Last updated August 2, 2018 at 10:52 am
Having a common basis could help researchers home in on the biological mechanisms at play.
Some traits always seem to go hand in hand. A towering Dane weighs more than an Indonesian, for instance, because many of the same genes influence both height and weight.
Now, a massive study taking in genomic data from more than 1 million people has shown that the same genetic overlap occurs in certain brain disorders.
The analysis, lead by Verneri Anttila at the Broad Institute of MIT and Harvard, lumped together data from 17 different brain disorders gathered by members of an international collaboration called the Brainstorm Consortium.
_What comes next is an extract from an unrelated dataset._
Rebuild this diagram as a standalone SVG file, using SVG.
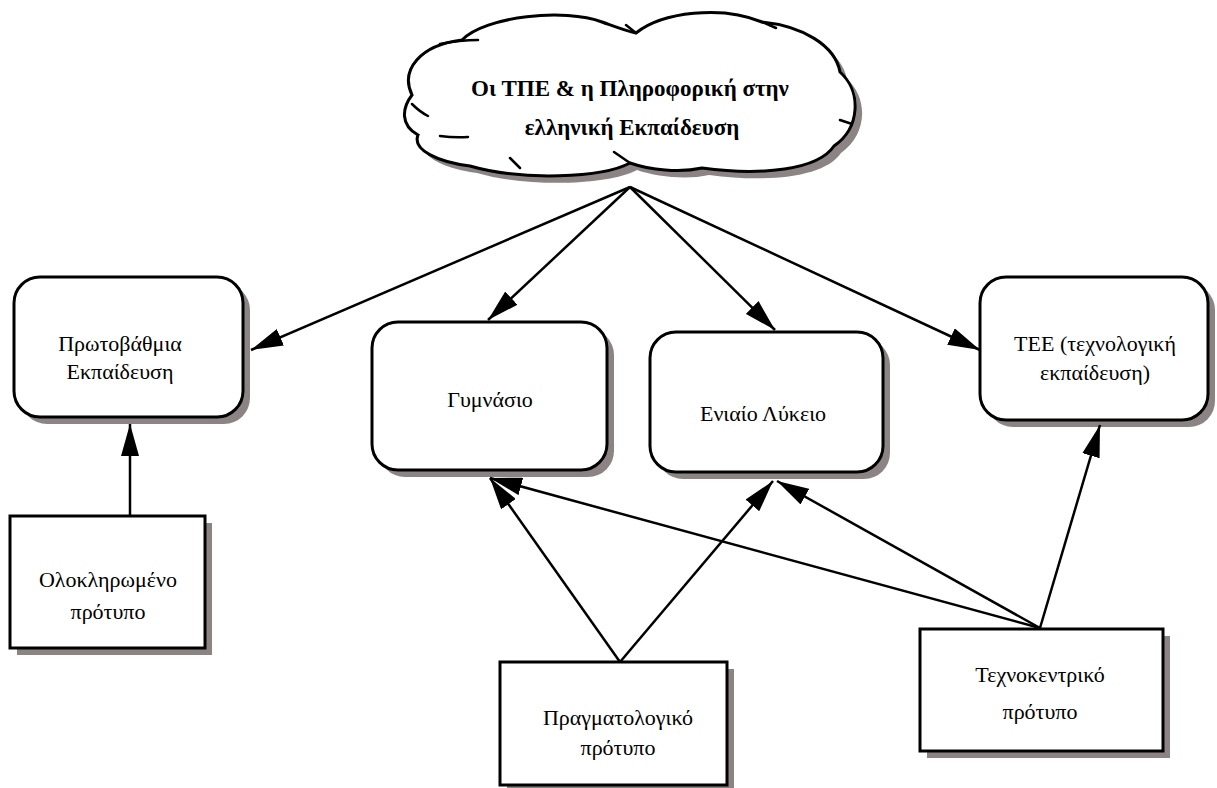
<svg xmlns="http://www.w3.org/2000/svg" width="1217" height="788" viewBox="0 0 1217 788">
<style>
.box{fill:#fff;stroke:#000;stroke-width:3}
.sh{fill:#8c8484}
.t{font-family:"Liberation Serif","DejaVu Serif",serif;font-size:22px;text-anchor:middle;fill:#000}
.tb{font-family:"Liberation Serif","DejaVu Serif",serif;font-size:23px;font-weight:bold;text-anchor:middle;fill:#000}
.c{stroke:#000;stroke-width:2.5;fill:none;marker-end:url(#ah)}
.tick{stroke:#000;stroke-width:2.5;fill:none;stroke-linecap:round}
</style>
<defs>
<marker id="ah" viewBox="0 0 32 18" refX="32" refY="9" markerWidth="32" markerHeight="18" orient="auto" markerUnits="userSpaceOnUse">
<path d="M0,0 L32,9 L0,18 Z" fill="#000"/>
</marker>
<path id="cloudp" d="M412,95 C400,70 420,45 462,40 C485,16 565,8 602,22 C616,27 626,31 636,33 C662,12 722,5 762,22 C802,26 835,45 840,72 C862,92 860,128 834,146 C818,170 762,176 702,168 C680,173 650,170 630,163 C602,178 522,181 470,166 C438,162 412,150 418,135 C400,125 402,108 412,95 Z"/>
</defs>
<rect width="1217" height="788" fill="#fff"/>

<g id="cloud">
<use href="#cloudp" transform="translate(7,7)" fill="#8c8484"/>
<use href="#cloudp" fill="#fff" stroke="#000" stroke-width="3"/>
<path class="tick" d="M440,44 Q460,40 478,40 M412,104 Q420,112 428,116 M440,136 Q455,138 468,137 M510,158 L520,168 M614,152 L630,163 M636,33 L626,25 M762,22 L776,28 M840,120 L852,124"/>
<text class="tb" x="630" y="96">Οι ΤΠΕ &amp; η Πληροφορική στην</text>
<text class="tb" x="632" y="135">ελληνική  Εκπαίδευση</text>
</g>

<g id="n-protovathmia">
<rect class="sh" x="21" y="284" width="229" height="140" rx="26"/>
<rect class="box" x="14" y="277" width="229" height="140" rx="26"/>
<text class="t" x="120" y="351">Πρωτοβάθμια</text>
<text class="t" x="120" y="379">Εκπαίδευση</text>
</g>

<g id="n-gymnasio">
<rect class="sh" x="379" y="329" width="235" height="148" rx="26"/>
<rect class="box" x="372" y="322" width="235" height="148" rx="26"/>
<text class="t" x="490" y="407">Γυμνάσιο</text>
</g>

<g id="n-lykeio">
<rect class="sh" x="657" y="339" width="233" height="140" rx="26"/>
<rect class="box" x="650" y="332" width="233" height="140" rx="26"/>
<text class="t" x="763" y="421">Ενιαίο Λύκειο</text>
</g>

<g id="n-tee">
<rect class="sh" x="987" y="284" width="228" height="143" rx="26"/>
<rect class="box" x="980" y="277" width="228" height="143" rx="26"/>
<text class="t" x="1095" y="351">ΤΕΕ (τεχνολογική</text>
<text class="t" x="1095" y="380">εκπαίδευση)</text>
</g>

<g id="n-oloklirwmeno">
<rect class="sh" x="17" y="523" width="195" height="132"/>
<rect class="box" x="10" y="516" width="195" height="132"/>
<text class="t" x="108" y="587">Ολοκληρωμένο</text>
<text class="t" x="108" y="619">πρότυπο</text>
</g>

<g id="n-pragmatologiko">
<rect class="sh" x="507" y="669" width="227" height="123"/>
<rect class="box" x="500" y="662" width="227" height="123"/>
<text class="t" x="618" y="725">Πραγματολογικό</text>
<text class="t" x="618" y="755">πρότυπο</text>
</g>

<g id="n-technokentriko">
<rect class="sh" x="927" y="636" width="243" height="122"/>
<rect class="box" x="920" y="629" width="243" height="122"/>
<text class="t" x="1040" y="682">Τεχνοκεντρικό</text>
<text class="t" x="1040" y="719">πρότυπο</text>
</g>

<g id="connectors">
<line class="c" x1="630" y1="187" x2="251" y2="350"/>
<line class="c" x1="630" y1="187" x2="488" y2="320"/>
<line class="c" x1="630" y1="187" x2="775" y2="330"/>
<line class="c" x1="630" y1="187" x2="980" y2="350"/>
<line class="c" x1="130" y1="516" x2="130" y2="424"/>
<line class="c" x1="620" y1="662" x2="490" y2="478"/>
<line class="c" x1="620" y1="662" x2="773" y2="481"/>
<line class="c" x1="1040" y1="628" x2="490" y2="478"/>
<line class="c" x1="1040" y1="628" x2="777" y2="481"/>
<line class="c" x1="1040" y1="628" x2="1100" y2="425"/>
</g>
</svg>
Added to this were data from an additional 1.2 million-odd genomes on brain-related attributes such as personality traits and intelligence, as well as non-brain measures including height, weight and coronary artery disease.
While rare gene mutations can cause some brain disorders, such as epilepsy and autism spectrum disorder, multiple common genetic variants can also conspire to increase a person’s disease risk.
This study asked whether the same common variants might be responsible for multiple disorders at once.
The researchers found that psychiatric disorders, such as attention deficit hyperactivity disorder (ADHD), bipolar disorder, major depressive disorder (MDD) and schizophrenia, had considerable genetic overlap.
On the other hand, neurological conditions – disorders marked by observable phenomena such as protein clumps or blood clots, or aberrant electrical activity – such as Alzheimer’s disease, epilepsy and multiple sclerosis were more genetically distinct from one another and from the psychiatric disorders.
Migraine was an exception. Its genetics overlapped with ADHD, MDD and Tourette syndrome.
Meanwhile, the personality trait of neuroticism overlapped with nearly every psychiatric disorder as well as migraine.
The study suggests that in the case of psychiatric disorders, instead of there being a ‘gene for depression’ or a ‘gene for schizophrenia’, it’s likely that a combination of variants from the same genomic neighbourhoods underlie both conditions.
Knowing that two disorders share a common genetic basis could help researchers hone in on the underlying biological mechanisms at play.
It could also force a rethink of whether some disorders, currently classified as distinct conditions in the clinic, are actually more closely related than we realise.